EU structural and investment funding has traditionally been focused through regional and sub-regional bodies and aligned to regional priority programmes. That has given our local areas a strong degree of direct influence and control over resources and the ability to align them with other local and regional investment—an ability that is all too often missing in relation to central Government funding. Unfortunately, because the coalition Government chose to abolish regional development agencies, the current ESIF programme lost much of that local knowledge. Instead we have a national approach with regional allocations, and leadership and administration of funds moving from regional development agencies to central Government Departments. Despite the committed work of local enterprise partnerships and their partners working in the regions, the loss of regional control over funds has resulted in their being targeted less effectively and subjected to significant delay in approvals and delivery, as well as being less responsive to local needs and aspirations.
How does the Minister intend to make the right decisions for regions, given the lack of regional development authorities? We need clarity; we need details, not just empty promises, because real jobs, businesses and communities are at risk. This Government’s continued failure to address regional inequality is the hallmark of a Tory party that places narrow party interests above the good of the country.

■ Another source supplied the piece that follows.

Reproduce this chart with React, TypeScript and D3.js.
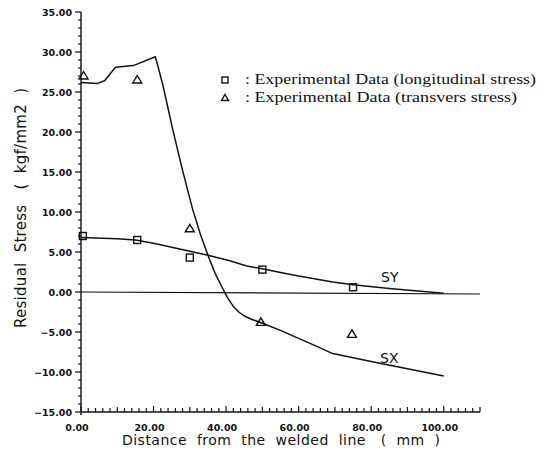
import React, { useRef, useEffect } from "react";
import * as d3 from "d3";

// distance from the welded line (mm) and residual stress (kgf/mm2)
const sxDist = [0, 4.4, 6.5, 9.5, 14.4, 20.5, 22.5, 25.3, 28, 30.8, 33, 35, 37, 39, 40.5, 42, 43.5, 45, 47, 50, 55, 60, 65, 69.4, 80, 90, 100];
const sxStress = [26.2, 26.05, 26.4, 28.1, 28.3, 29.4, 26, 20.3, 15.2, 10.3, 7.1, 4.6, 2.3, 0.5, -0.8, -1.8, -2.5, -3.0, -3.4, -3.9, -4.8, -5.8, -6.8, -7.7, -8.7, -9.6, -10.5];

const syDist = [0, 10, 15, 20, 25, 30, 35, 41, 45.7, 50, 55, 60, 69.4, 75, 85, 100];
const syStress = [6.8, 6.65, 6.5, 6.1, 5.6, 5.1, 4.6, 3.9, 3.25, 2.9, 2.45, 2.0, 1.25, 0.9, 0.45, -0.15];

const longDist = [0.5, 15.5, 30, 50, 75];
const longStress = [7.0, 6.5, 4.3, 2.8, 0.6];

const transDist = [0.7, 15.5, 30, 49.6, 74.7];
const transStress = [27.0, 26.5, 7.9, -3.8, -5.3];

const yTicks = [35, 30, 25, 20, 15, 10, 5, 0, -5, -10, -15];
const xTicks = [0, 20, 40, 60, 80, 100];

const legendLines = [
  ": Experimental Data (longitudinal stress)",
  ": Experimental Data (transvers stress)"
];

function App() {
  const ref = useRef(null);

  const w = 547,
    h = 456;

  useEffect(() => {
    const root = d3.select(ref.current);
    root.selectAll("*").remove();

    const svg = root
      .append("svg")
      .attr("width", w)
      .attr("height", h)
      .style("position", "absolute")
      .style("left", 0)
      .style("top", 0)
      .style("background", "#fff");

    const x = d3.scaleLinear().domain([0, 110]).range([81, 480]);
    const y = d3.scaleLinear().domain([-15, 35]).range([412, 12]);

    const ink = "#111";
    const tickFont = "'DejaVu Sans', sans-serif";

    // y axis
    svg
      .append("line")
      .attr("x1", x(0))
      .attr("x2", x(0))
      .attr("y1", y(35))
      .attr("y2", y(-15) + 3)
      .attr("stroke", ink)
      .attr("stroke-width", 1.4);

    svg
      .append("g")
      .selectAll("line")
      .data(d3.range(-15, 36, 1))
      .enter()
      .append("line")
      .attr("x1", d => x(0) - (d % 5 === 0 ? 6 : 3))
      .attr("x2", x(0))
      .attr("y1", d => y(d))
      .attr("y2", d => y(d))
      .attr("stroke", ink)
      .attr("stroke-width", 1.2);

    svg
      .append("g")
      .selectAll("text")
      .data(yTicks)
      .enter()
      .append("text")
      .attr("x", 72)
      .attr("y", d => y(d) + 4)
      .attr("text-anchor", "end")
      .attr("font-family", tickFont)
      .attr("font-weight", "bold")
      .attr("font-size", 9.5)
      .attr("fill", ink)
      .text(d => (d < 0 ? "\u2212" + (-d).toFixed(2) : d.toFixed(2)));

    // x axis
    svg
      .append("line")
      .attr("x1", x(0))
      .attr("x2", x(110))
      .attr("y1", y(-15))
      .attr("y2", y(-15))
      .attr("stroke", ink)
      .attr("stroke-width", 1.4);

    svg
      .append("g")
      .selectAll("line")
      .data(d3.range(0, 111, 2))
      .enter()
      .append("line")
      .attr("x1", d => x(d))
      .attr("x2", d => x(d))
      .attr("y1", y(-15))
      .attr("y2", d => y(-15) - (d % 20 === 0 ? 6 : d % 10 === 0 ? 5 : 4))
      .attr("stroke", ink)
      .attr("stroke-width", 1.2);

    svg
      .append("g")
      .selectAll("text")
      .data(xTicks)
      .enter()
      .append("text")
      .attr("x", d => x(d) - 4)
      .attr("y", 431)
      .attr("text-anchor", "middle")
      .attr("font-family", tickFont)
      .attr("font-weight", "bold")
      .attr("font-size", 9.5)
      .attr("fill", ink)
      .text(d => d.toFixed(2));

    // zero line
    svg
      .append("line")
      .attr("x1", x(0))
      .attr("x2", x(110))
      .attr("y1", y(0))
      .attr("y2", y(0) + 2)
      .attr("stroke", ink)
      .attr("stroke-width", 1.2);

    // axis titles
    svg
      .append("text")
      .attr("x", 122)
      .attr("y", 445)
      .attr("font-family", tickFont)
      .attr("font-size", 14)
      .attr("textLength", 318)
      .attr("lengthAdjust", "spacing")
      .attr("fill", ink)
      .attr("xml:space", "preserve")
      .text("Distance  from  the  welded  line   (  mm  )");

    svg
      .append("text")
      .attr("transform", "translate(26, 328) rotate(-90)")
      .attr("font-family", tickFont)
      .attr("font-size", 15)
      .attr("textLength", 240)
      .attr("lengthAdjust", "spacing")
      .attr("fill", ink)
      .attr("xml:space", "preserve")
      .text("Residual  Stress   (  kgf/mm2  )");

    // curves
    const line = d3
      .line()
      .x(d => x(d[0]))
      .y(d => y(d[1]));

    svg
      .append("path")
      .datum(sxDist.map((d, i) => [d, sxStress[i]]))
      .attr("d", line)
      .attr("fill", "none")
      .attr("stroke", ink)
      .attr("stroke-width", 1.5)
      .attr("stroke-linejoin", "round");

    svg
      .append("path")
      .datum(syDist.map((d, i) => [d, syStress[i]]))
      .attr("d", line)
      .attr("fill", "none")
      .attr("stroke", ink)
      .attr("stroke-width", 1.5)
      .attr("stroke-linejoin", "round");

    svg
      .append("text")
      .attr("x", 380)
      .attr("y", y(-8.9))
      .attr("font-family", tickFont)
      .attr("font-size", 14)
      .attr("fill", ink)
      .text("SX");

    svg
      .append("text")
      .attr("x", 381)
      .attr("y", y(1.3))
      .attr("font-family", tickFont)
      .attr("font-size", 14)
      .attr("fill", ink)
      .text("SY");

    // markers
    const sq = 7;
    const tri = "M0,-4.5L4.5,3L-4.5,3Z";

    svg
      .append("g")
      .selectAll("rect")
      .data(longDist.map((d, i) => [d, longStress[i]]))
      .enter()
      .append("rect")
      .attr("x", d => x(d[0]) - sq / 2)
      .attr("y", d => y(d[1]) - sq / 2)
      .attr("width", sq)
      .attr("height", sq)
      .attr("fill", "none")
      .attr("stroke", ink)
      .attr("stroke-width", 1.4);

    svg
      .append("g")
      .selectAll("path")
      .data(transDist.map((d, i) => [d, transStress[i]]))
      .enter()
      .append("path")
      .attr("transform", d => `translate(${x(d[0])},${y(d[1])})`)
      .attr("d", tri)
      .attr("fill", "none")
      .attr("stroke", ink)
      .attr("stroke-width", 1.4);

    // legend
    const lg = svg.append("g");
    lg.append("rect")
      .attr("x", 222)
      .attr("y", 77)
      .attr("width", 6)
      .attr("height", 6)
      .attr("fill", "none")
      .attr("stroke", ink)
      .attr("stroke-width", 1.4);
    lg.append("path")
      .attr("transform", "translate(225,98)")
      .attr("d", "M0,-3.5L3.5,2.5L-3.5,2.5Z")
      .attr("fill", "none")
      .attr("stroke", ink)
      .attr("stroke-width", 1.4);

    lg.selectAll("text")
      .data(legendLines)
      .enter()
      .append("text")
      .attr("x", 245)
      .attr("y", (d, i) => 84 + i * 18)
      .attr("font-family", "'Liberation Serif', serif")
      .attr("font-size", 14)
      .attr("textLength", (d, i) => (i === 0 ? 291 : 272))
      .attr("lengthAdjust", "spacingAndGlyphs")
      .attr("fill", ink)
      .text(d => d);
  }, []);

  return <div className="App" ref={ref}></div>;
}

export default App;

The absence of any plans that deal with projects started after exit day and the deafening silence about the shared prosperity fund leave our regional economies in jeopardy. While we are not opposed to the statutory instrument, we want to know how the Government will do more to safeguard the future of our communities. Labour has committed to matching European Union funding for regional development for at least the next decade. Why will the Minister not follow suit? A Labour Government would invest £250 billion in a national transformation fund to meet the infrastructural needs of every part of our country, and create a network of regional development banks to ensure growth in the areas that most need it.
We need a viable plan for sustainable and equitable regional development—one that reflects the needs of the region, one that empowers local people and grows local economies, and one that can guarantee funding for all our communities. It is evidently one that only a Labour Government can provide.